Oil prices already were around $30 per barrel earlier in the year. If producers didn’t go bankrupt from $30 oil, then they are not going bankrupt with $50 oil. While shale oil production was hurt severely from the lower price, some continued on, even if they were producing losses. Once the initial price is paid to extract shale oil (or anything else), then it can still make economic sense to operate at a loss if you can sell the oil above the variable costs.

If a store buys a bunch of inventory and finds it cannot sell the inventory for a profit, the store doesn’t just throw the inventory in the garbage. It will still sell the inventory for a loss. The sales that do go through will help to minimize the losses.
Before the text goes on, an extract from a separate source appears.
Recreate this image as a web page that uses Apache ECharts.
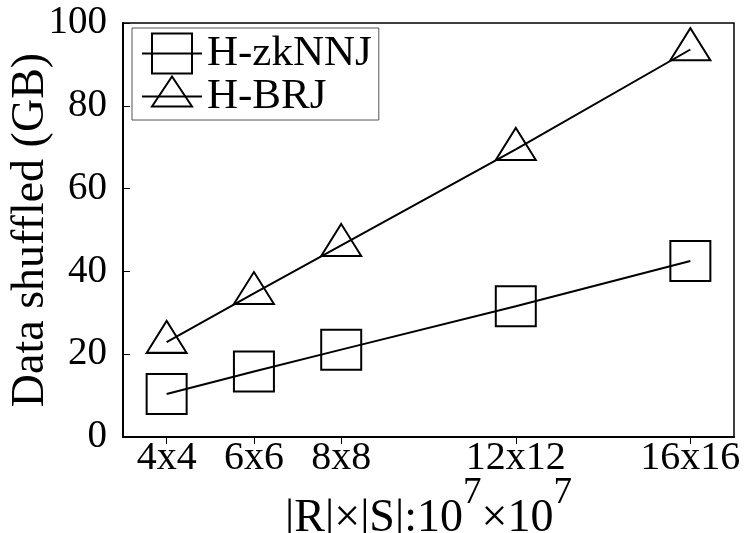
<!DOCTYPE html>
<html>
<head>
<meta charset="utf-8">
<script src="https://cdn.jsdelivr.net/npm/echarts@6/dist/echarts.min.js"></script>
<style>
  html, body { margin: 0; padding: 0; background: #fff; }
  #chart { width: 746px; height: 533px; }
</style>
</head>
<body>
<div id="chart"></div>
<script>
// Relation sizes (|R| = |S|, in units of 10^7 tuples)
const sizes = [4, 6, 8, 12, 16];
const sizeLabels = ['4x4', '6x6', '8x8', '12x12', '16x16'];
// Shuffled data volume in GB
const zkNNJ = [10.4, 15.8, 21.1, 31.6, 42.5];
const brj = [22.9, 34.7, 46.3, 69.5, 93.6];
const yTicks = [0, 20, 40, 60, 80, 100];

const FONT = 'Liberation Serif';
// Open triangle whose bounding box is centred on its centroid
const TRIANGLE = 'path://M20,0L40,32L0,32Z M20,42.67';

const labelOf = {};
sizes.forEach((s, i) => { labelOf[s] = sizeLabels[i]; });

const chart = echarts.init(document.getElementById('chart'), null, { renderer: 'canvas' });

chart.setOption({
  backgroundColor: '#fff',
  animation: false,
  grid: {
    left: 123, right: 12, top: 23, bottom: 96,
    outerBoundsMode: 'none', containLabel: false,
    show: true, borderColor: '#000', borderWidth: 1.5, backgroundColor: 'transparent'
  },
  legend: {
    left: 132, top: 28,
    orient: 'vertical',
    itemWidth: 60, itemHeight: 50, itemGap: 0,
    padding: [4, 7, 2, 9],
    borderColor: '#555', borderWidth: 1,
    textStyle: { fontFamily: FONT, fontSize: 43, color: '#000' },
    data: ['H-zkNNJ', 'H-BRJ']
  },
  xAxis: {
    type: 'value', min: 3, max: 17, interval: 1,
    splitLine: { show: false },
    axisLine: { lineStyle: { color: '#000', width: 2 } },
    axisTick: { inside: false, length: 7, customValues: sizes, lineStyle: { color: '#000', width: 1 } },
    axisLabel: {
      customValues: sizes, margin: 1,
      fontFamily: FONT, fontSize: 40, color: '#000',
      formatter: v => labelOf[v] || ''
    },
    name: '{a||R|×|S|:10}{sup|7}{a|×10}{sup|7}',
    nameLocation: 'middle', nameGap: 38, nameMoveOverlap: false,
    nameTextStyle: {
      fontFamily: FONT, fontSize: 46, color: '#000',
      rich: {
        a: { fontFamily: FONT, fontSize: 46, color: '#000', verticalAlign: 'bottom' },
        sup: { fontFamily: FONT, fontSize: 37, color: '#000', padding: [0, 0, 30, 0], verticalAlign: 'bottom' }
      }
    }
  },
  yAxis: {
    type: 'value', min: 0, max: 100, interval: 20,
    splitLine: { show: false },
    axisLine: { lineStyle: { color: '#000', width: 2 } },
    axisTick: { inside: true, length: 7, lineStyle: { color: '#000', width: 1 } },
    axisLabel: {
      margin: 16, fontFamily: FONT, fontSize: 39, color: '#000',
      formatter: v => (yTicks.indexOf(v) >= 0 ? String(v) : '')
    },
    name: 'Data shuffled (GB)',
    nameLocation: 'middle', nameRotate: 90, nameGap: 69, nameMoveOverlap: false,
    nameTextStyle: { fontFamily: FONT, fontSize: 46, color: '#000' }
  },
  series: [
    {
      name: 'H-zkNNJ', type: 'line',
      data: sizes.map((s, i) => [s, zkNNJ[i]]),
      symbol: 'rect', symbolSize: 40,
      lineStyle: { color: '#000', width: 2 },
      itemStyle: { color: 'rgba(0,0,0,0)', borderColor: '#000', borderWidth: 2 },
      emphasis: { disabled: true }
    },
    {
      name: 'H-BRJ', type: 'line',
      data: sizes.map((s, i) => [s, brj[i]]),
      symbol: TRIANGLE, symbolSize: [40, 42.67],
      lineStyle: { color: '#000', width: 2 },
      itemStyle: { color: 'rgba(0,0,0,0)', borderColor: '#000', borderWidth: 2 },
      emphasis: { disabled: true }
    }
  ]
});
</script>
</body>
</html>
The Goldman Sachs analysts are saying that we will have to see turmoil in the form of supply disruptions if we expect to see higher prices. The market is not going to naturally move prices higher without these disruptions.

And there are disruptions out there. Violence in Nigeria, which has never been a very stable region, has impacted oil production.

In Venezuela, there have also been declines in oil production. This is mostly just a political issue as well. The extreme socialism has brought so much havoc that even the country’s number one natural resource is being impacted. This is what happens when the government nationalizes virtually everything.

Many people are not aware that Venezuela is actually the number one country in terms of oil reserves.

Of course, we know that geo-political events often move oil prices. Oil prices jumped after the Iraq War. Just the increased possibilities of disruptions in production are enough to move prices higher.

While Goldman Sachs is indicating that unplanned disruptions are the major key going forward in determining oil prices, it would be unwise to just look at the supply side of the equation. There is also a demand side.

If we hit a major slowdown in the economy, this will reduce demand for oil. And with the global economy so tightly linked now, imagine major economic downturns in China, Japan, Western Europe, and the U.S. all at one time. That would likely send oil prices plummeting.

On the other hand, as mentioned earlier, central bank policy does play a big role too. If the Fed were to start pumping in massive new amounts of money, oil investors could once again benefit from a Fed-induced asset boom.

There are a lot of variables when talking about oil prices. Supply seems to be the biggest factor right now, but that can change quickly.